One was not going to expect any surprises or idiosyncracies from Buchbiner, the echt-Viennese Beethoven interpreter of today, just solid music-making of the tasteful and authentic kind. The Allegro con brio of the Piano Concerto no. 1 in C major meant exactly that: fast and with spirit. When he needed to bring the ritornello to the desired volume, he would rise from the piano stool for a second or two and later settle when his solo began. The piano’s entry here was calm and undramatic, plainly spoken but with clarity and fluency. Projecting the piano’s rich sonority beyond the orchestra’s steadfast partnership was achieved without resorting to banging or histrionics.

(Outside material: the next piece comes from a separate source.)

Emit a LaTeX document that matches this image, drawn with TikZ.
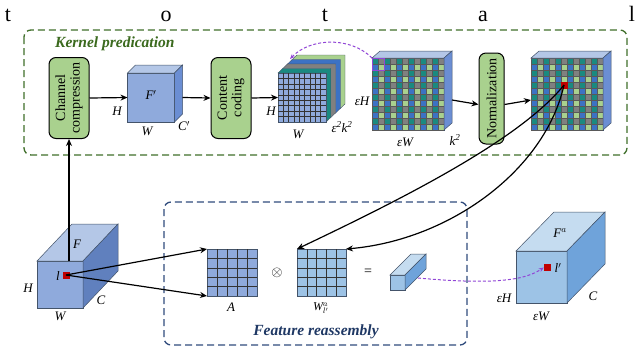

Climaxes were full-blooded, and the infamous octave glissando (Mozart would never have allowed that) was accomplished with fleet right hand octaves, not an easy feat. Buchbinder also performed the not-so-often heard Cadenza 1, which opens with descending chords on the right hand, followed by arpeggio sequences. Having been left incomplete by Beethoven, Buchbinder finished it off in the most satisfying way possible. The Largo was the epitome of grace and restraint, and peaked with the chorale melody resplendently accompanied by striding chords, a “wow” moment. The rollicking Rondo was pure joy embodied, taking the Scherzando direction at its word. The playful crossing of hands was likened to a game of tag, seeing the youthful Beethoven at his happiest.
If one thought the First could not be topped, the more mature and sober Fourth Piano Concerto in G major under Buchbinder’s single-minded vision would do the job. The opening five bars for unaccompanied piano never sounded more simple, mere acorns from which a mighty oak would sprout. The orchestra’s contribution to match Buchbinder’s pianism would be one of hand and glove, the two united throughout, with Beethoven’s solo cadenza reminding one and all he was still the leading keyboard virtuoso of the age. A canny substitution of a right hand G flat for a G natural at its most thrilling passage also changed the tenor of the cadenza.
The slow movement’s episode of Orpheus taming the Furies was not as brusquely contoured as Krystian Zimerman’s outing with the orchestra from last December, but the more pared-down approach still worked a treat. The finale relived the joie de vivre of the First’s Rondo, but it was a different kind of joy, less riotous and more sublimated, but no less valid a response. The final chord elicited a chorus of bravos, prompting an encore – the Rondo from the “Pathetique” Sonata, a sneak preview of Buchbinder’s solo recital to come.